Die Anläufe, auch im Headquarter der Fairfax County Republicans jemanden zu sprechen, bleiben erfolglos. Sie haben weniger Personal, weniger Geld – und es ist wohl auch nicht sonderlich attraktiv, einem Medienvertreter zu erklären, warum Trump in den Umfragen für Virginia mehr als elf Prozentpunkte hinter Biden liegt.

Wie aus Republikanern „Independents“ werden

Zurück nach Great Falls, zu zwei Männern, die hier schon lange leben und in der Business Community bestens vernetzt sind. Mit dem einen – er hat lange in der Leitung eines internationalen Luftfahrtkonzerns gearbeitet und beschreibt sich als „ein George Herbert Walker Bush Republikaner, also der Vater, nicht der Sohn“ –  sitzen wir auf der Veranda seiner „Mansion“ mit Blick auf sattgrünen Rasen und ausladende Baumkronen.

2020 sei „die folgenreichste Wahl meines Lebens“. Warum? Es geht darum, ob „wir weiter von Leuten regiert werden, die die Realität ignorieren“. Oder von einem Moderaten wie Biden, der „kluge Leute um sich scharen“ und „die USA wieder in die internationalen Verträge zurückführen“ werde.

Er wünscht sich ein Land zurück, in dem beide Lager Kompromisse schließen. Aber das werde wohl nur möglich, wenn die Demokraten auf ganzer Linie siegen und neben dem Weißen Haus und Repräsentantenhaus auch den Senat erobern.

Mit einer hauchdünnen Senatsmehrheit würden sie keine linke Revolution anzetteln, sondern mit den Republikanern Krankenversicherung und Infrastruktur modernisieren. Behalten hingegen die Republikaner die Senatsmehrheit, fürchtet er, dass sie Blockade betreiben.

Der andere Mann war sein Leben lang Demokrat und ist Wirtschaftsberater. Jeff Thinnes hat große deutsche Konzerne durch „Compliance“-Probleme in den USA gesteuert.

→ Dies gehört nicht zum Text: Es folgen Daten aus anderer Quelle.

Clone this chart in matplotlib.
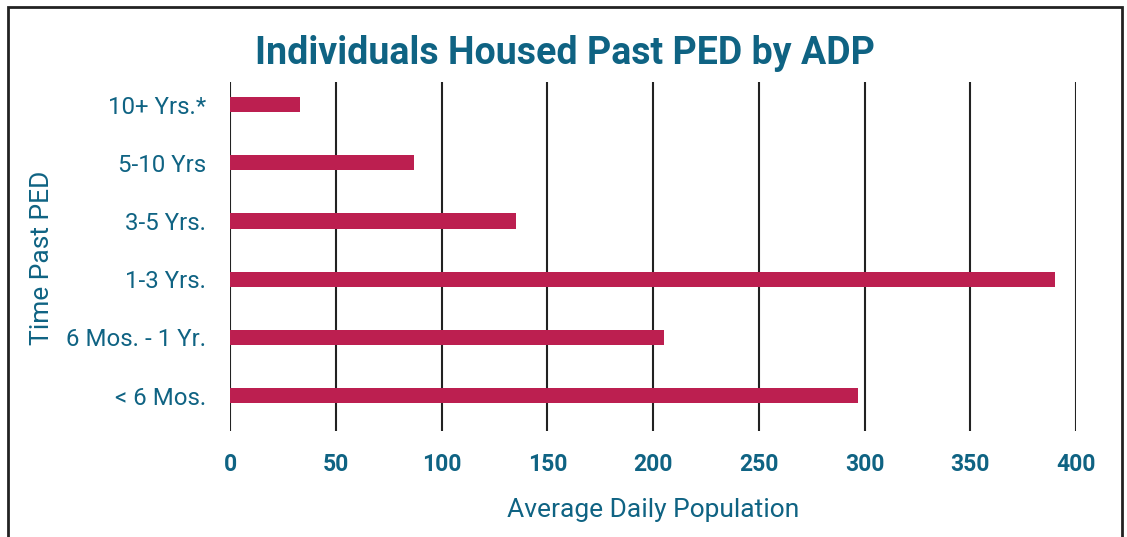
'''
Individuals Housed Past PED by ADP
'''

import matplotlib.pyplot as plt
from matplotlib.patches import Rectangle

categories = ['< 6 Mos.', '6 Mos. - 1 Yr.', '1-3 Yrs.', '3-5 Yrs.', '5-10 Yrs', '10+ Yrs.*']
adp = [297, 205, 390, 135, 87, 33]
xticks = [0, 50, 100, 150, 200, 250, 300, 350, 400]

teal = '#0F6383'
bar_color = '#BC1F50'

plt.rcParams['font.family'] = ['Roboto', 'DejaVu Sans']

fig = plt.figure(figsize=(11.27, 5.37), dpi=100)
ax = fig.add_axes([230/1127, 106/537, 846/1127, 349/537])

ypos = list(range(len(categories)))
ax.barh(ypos, adp, height=0.26, color=bar_color, zorder=3)

ax.set_xlim(0, 400)
ax.set_ylim(-0.61, 5.39)
ax.set_xticks(xticks)
ax.set_xticklabels([str(t) for t in xticks], fontsize=16.5, fontweight='bold', color=teal)
ax.set_yticks(ypos)
ax.set_yticklabels(categories, fontsize=17.3, color=teal)
ax.tick_params(length=0, pad=17)
ax.tick_params(axis='x', pad=16)

ax.grid(axis='x', color='#222222', linewidth=1.5, zorder=1)
for s in ax.spines.values():
	s.set_visible(False)

ax.set_xlabel('Average Daily Population', fontsize=19, color=teal, labelpad=16)
fig.text(42/1127, 1-258/537, 'Time Past PED', rotation=90, fontsize=19, color=teal,
		 ha='center', va='center')
fig.text(565/1127, 1-53/537, 'Individuals Housed Past PED by ADP', fontsize=27,
		 fontweight='bold', color=teal, ha='center', va='center')

fig.patches.append(Rectangle((8/1127, -0.05), 1114/1127, 1.05-7/537, transform=fig.transFigure,
							 fill=False, edgecolor='#222222', linewidth=2))

plt.savefig('out.png', dpi=100)
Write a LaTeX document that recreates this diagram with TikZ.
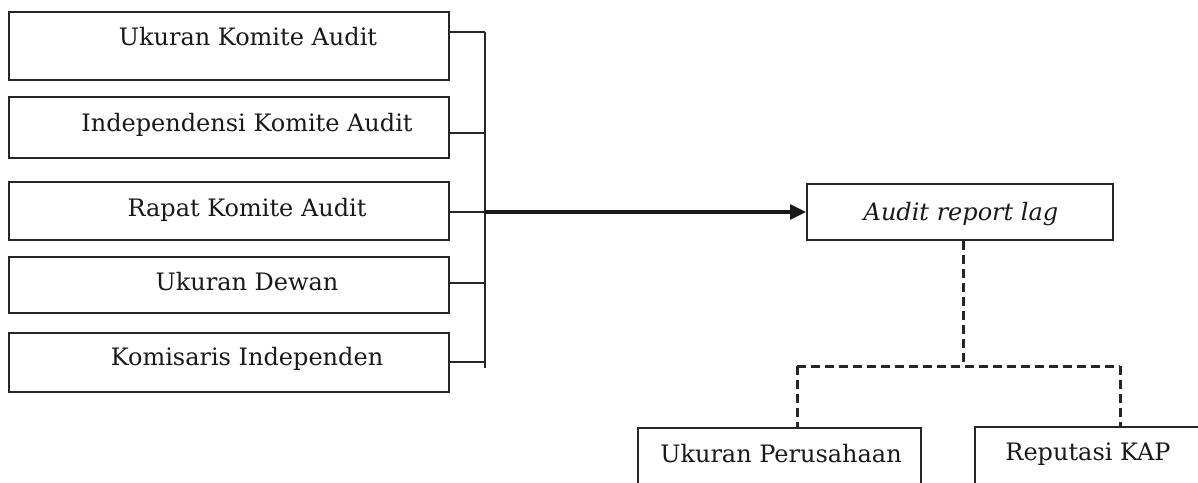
\documentclass[tikz,border=0pt]{standalone}
\usepackage{fontspec}
\setmainfont{DejaVu Serif}
\usetikzlibrary{arrows.meta}
\begin{document}
\begin{tikzpicture}[x=1pt,y=-1pt,
  box/.style={draw=black!85,line width=2pt,rectangle,inner sep=0pt,minimum width=#1},
  txt/.style={font=\fontsize{24}{28}\selectfont,text=black!90,inner sep=0pt,anchor=base},
  conn/.style={draw=black!85,line width=2pt},
  dashline/.style={draw=black!85,line width=3pt,dash pattern=on 9pt off 5pt},
  bigarrow/.style={draw=black!90,line width=3.2pt,-{Triangle[length=16pt,width=15pt]}}]
\useasboundingbox (0,0) rectangle (1198,482);
\clip (0,0) rectangle (1198,482);
% left boxes
\node[box=440pt,minimum height=68pt] (b1) at (229,46) {};
\node[box=440pt,minimum height=61pt] (b2) at (229,127.5) {};
\node[box=440pt,minimum height=58pt] (b3) at (229,211) {};
\node[box=440pt,minimum height=56pt] (b4) at (229,285) {};
\node[box=440pt,minimum height=59pt] (b5) at (229,362.5) {};
\node[txt] (t1) at (248,45) {Ukuran Komite Audit};
\node[txt] (t2) at (247,131) {Independensi Komite Audit};
\node[txt] (t3) at (247,216) {Rapat Komite Audit};
\node[txt] (t4) at (247,290) {Ukuran Dewan};
\node[txt] (t5) at (247,365) {Komisaris Independen};
% bus
\coordinate (bus1) at (485,32);
\coordinate (bus2) at (485,133);
\coordinate (bus3) at (485,212);
\coordinate (bus4) at (485,283);
\coordinate (bus5) at (485,362);
\coordinate (busend) at (485,368);
\draw[conn] (b1.east |- bus1) -- (bus1);
\draw[conn] (b2.east |- bus2) -- (bus2);
\draw[conn] (b3.east |- bus3) -- (bus3);
\draw[conn] (b4.east |- bus4) -- (bus4);
\draw[conn] (b5.east |- bus5) -- (bus5);
\draw[conn] (bus1) -- (busend);
% target
\node[box=306pt,minimum height=56pt] (arl) at (960,212) {};
\node[txt] (tarl) at (961,220) {\itshape Audit report lag};
\draw[bigarrow] (bus3) -- (arl.west);
% moderators
\node[box=283pt,minimum height=80pt] (up) at (779.5,468) {};
\node[box=235pt,minimum height=80pt] (kap) at (1092.5,467) {};
\node[txt] (tup) at (781,462) {Ukuran Perusahaan};
\node[txt] (tkap) at (1088,460) {Reputasi KAP};
\coordinate (jn) at (963,366);
\coordinate (jl) at (797,366);
\coordinate (jr) at (1120,366);
\draw[dashline] (arl.south -| jn) -- (jn);
\draw[dashline] (jl) -- (jr);
\draw[dashline] (jl) -- (jl |- up.north);
\draw[dashline] (jr) -- (jr |- kap.north);
\end{tikzpicture}
\end{document}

Und berichtet aus seinen sozialen Netzwerken sowie dem Golf- und dem Country Club: Viele Bekannte, die früher stolze Republikaner waren, stellten sich neuerdings als „Independents“ vor, als parteiunabhängig. Es sei wohl ihr Weg, vor sich selbst zu rechtfertigen, warum es okay ist, 2020 nicht den Kandidaten der Republikaner, sondern Biden zu wählen.